Allosteric interactions between central benzodiazepine receptors and gamma-aminobutyric acid (GABA) receptors potentiate the effects of GABA. As GABA is an inhibitory neurotransmitter, this results in increased inhibition of the ascending reticular activating system. Benzodiazepines, in this way, block the cortical and limbic arousal that occurs following stimulation of the reticular pathways.
Clonazepam, as with other benzodiazepines, is rarely associated with serum ALT elevations, and clinically apparent liver injury from clonazepam is extremely rare. However, at least one convincing case report of acute liver injury from clonazepam with recurrence on reexposure has been reported. Rare instances of drug induced liver injury has been reported with other benzodiazepines, such as chlordiazepoxide, diazepam, flurazepam, triazolam, clorazepate and alprazolam. In benzodiazepine related cases of acute liver injury, the latency has ranged from a few weeks to 6 months; the typical pattern of liver enzyme elevations has been cholestatic or mixed, but hepatocellular patterns have also been reported. The injury is usually mild to moderate in severity and self-limited. Fever and rash have not been described nor has autoantibody formation.

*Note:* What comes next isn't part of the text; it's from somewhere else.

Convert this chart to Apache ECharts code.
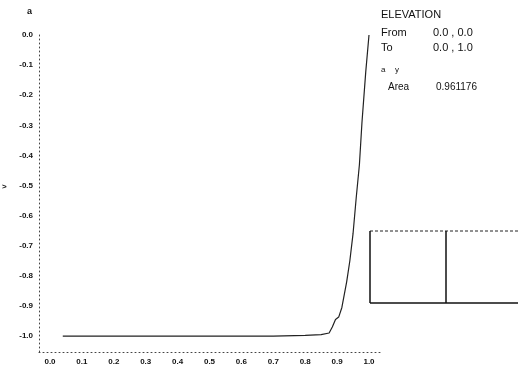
<!DOCTYPE html>
<html>
<head>
<meta charset="utf-8">
<script src="https://cdn.jsdelivr.net/npm/echarts@6/dist/echarts.min.js"></script>
<style>html,body{margin:0;padding:0;background:#fff;}#c{width:518px;height:370px;}</style>
</head>
<body>
<div id="c"></div>
<script>
// Data
var xValues = [0.04, 0.1, 0.2, 0.3, 0.4, 0.5, 0.6, 0.7, 0.8, 0.85, 0.875, 0.885, 0.895, 0.905, 0.915, 0.93, 0.94, 0.95, 0.96, 0.97, 0.978, 0.99, 1.0];
var elevation = [-1.0, -1.0, -1.0, -1.0, -1.0, -1.0, -1.0, -1.0, -0.998, -0.995, -0.99, -0.97, -0.945, -0.937, -0.905, -0.82, -0.75, -0.66, -0.54, -0.43, -0.29, -0.12, 0.0];
var xTicks = [0.0, 0.1, 0.2, 0.3, 0.4, 0.5, 0.6, 0.7, 0.8, 0.9, 1.0];
var yTicks = [0.0, -0.1, -0.2, -0.3, -0.4, -0.5, -0.6, -0.7, -0.8, -0.9, -1.0];
var infoTitle = 'ELEVATION';
var infoRows = [['From', '0.0 , 0.0'], ['To', '0.0 , 1.0']];
var infoSub = ['a', 'y'];
var areaLabel = 'Area';
var areaValue = '0.961176';

var chart = echarts.init(document.getElementById('c'), null, {renderer: 'canvas'});
var font = 'Liberation Sans, Arial, sans-serif';
var pts = xValues.map(function (x, i) { return [x, elevation[i]]; });

chart.setOption({
  animation: false,
  backgroundColor: '#fff',
  grid: {left: 39, right: 138, top: 35, bottom: 18, containLabel: false},
  xAxis: {
    type: 'value', min: -0.0345, max: 1.0345,
    axisLine: {show: true, onZero: false, lineStyle: {color: '#444', type: [1, 3], width: 1}},
    axisTick: {show: false},
    splitLine: {show: false},
    axisLabel: {
      customValues: xTicks, margin: 6, color: '#111', fontSize: 8, fontWeight: 'bold', fontFamily: font,
      formatter: function (v) { return v.toFixed(1); }
    }
  },
  yAxis: {
    type: 'value', min: -1.053, max: 0.0,
    axisLine: {show: true, onZero: false, lineStyle: {color: '#444', type: [1, 3], width: 1}},
    axisTick: {show: false},
    splitLine: {show: false},
    axisLabel: {
      customValues: yTicks, margin: 6, color: '#111', fontSize: 8, fontWeight: 'bold', fontFamily: font,
      formatter: function (v) { return v.toFixed(1); }
    }
  },
  series: [{
    type: 'line', data: pts, showSymbol: false, smooth: false,
    lineStyle: {color: '#222', width: 1.2}
  }],
  graphic: [
    {type: 'text', left: 27, top: 7, style: {text: 'a', font: 'bold 9px ' + font, fill: '#111'}},
    {type: 'text', left: 2, top: 183, style: {text: '>', font: 'bold 8px ' + font, fill: '#111'}},
    {type: 'text', left: 381, top: 9, style: {text: infoTitle, font: '11px ' + font, fill: '#111'}},
    {type: 'text', left: 381, top: 27, style: {text: infoRows[0][0], font: '11px ' + font, fill: '#111'}},
    {type: 'text', left: 433, top: 27, style: {text: infoRows[0][1], font: '11px ' + font, fill: '#111'}},
    {type: 'text', left: 381, top: 42, style: {text: infoRows[1][0], font: '11px ' + font, fill: '#111'}},
    {type: 'text', left: 433, top: 42, style: {text: infoRows[1][1], font: '11px ' + font, fill: '#111'}},
    {type: 'text', left: 381, top: 66, style: {text: infoSub[0], font: '8px ' + font, fill: '#111'}},
    {type: 'text', left: 395, top: 66, style: {text: infoSub[1], font: '8px ' + font, fill: '#111'}},
    {type: 'text', left: 388, top: 82, style: {text: areaLabel, font: '10px ' + font, fill: '#111'}},
    {type: 'text', left: 436, top: 82, style: {text: areaValue, font: '10px ' + font, fill: '#111'}},
    {type: 'line', shape: {x1: 370, y1: 231, x2: 518, y2: 231}, style: {stroke: '#222', lineWidth: 1, lineDash: [3, 2]}},
    {type: 'line', shape: {x1: 370, y1: 231, x2: 370, y2: 303}, style: {stroke: '#111', lineWidth: 1.5}},
    {type: 'line', shape: {x1: 446, y1: 231, x2: 446, y2: 303}, style: {stroke: '#111', lineWidth: 1.5}},
    {type: 'line', shape: {x1: 370, y1: 303, x2: 518, y2: 303}, style: {stroke: '#111', lineWidth: 1.5}}
  ]
});
</script>
</body>
</html>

Clonazepam is rapidly and almost entirely absorbed after oral administration as tablets. Peak plasma concentrations of clonazepam administered by the oral route are reached within 1-4 hours and the associated absorption half-life is about 25 minutes. The absolute bioavailability is approximately 90% - but with substantially large differences between individuals.
Approximately 50-70% of a clonazepam dose is excreted in the urine and 10-30% is excreted in the feces as metabolites. The excretion of unchanged clonazepam in the urine is typically less than 2% of the administered dose. Metabolites of clonazepam are present in urine as both free and conjugated (glucuronide and sulfate) compounds.
Clonazepam distributes very rapidly to various organs and body tissues with preferential uptake by brain structures. The apparent volume of distribution has been documented as approximately 3 L/kg.
The documented clearance for clonazepam is approximately 55 ml/min regardless of gender. Nevertheless, clearance values normalized by weight decline with increasing body weight.
/MILK/ A 2750-g female infant was born at 36 weeks' gestation to a 40-year-old woman treated with clonazepam throughout her pregnancy. The infant developed apnea, cyanosis, and hypotonia within a few hours of birth. The mother's serum clonazepam level at delivery was 32 ng/mL; the cord blood level was 19 ng/mL. The infant had no congenital malformations, evidence of infection, or seizures. Clinical episodes ceased by ten days of age. The woman elected to breastfeed; breast milk clonazepam levels were between 11 and 13 ng/mL. She was discharged with a cardiorespiratory monitor. The authors suggest that infants of mothers receiving this agent during pregnancy or while nursing have serum levels measured. Additionally, these infants should be monitored for central nervous system depression or apnea.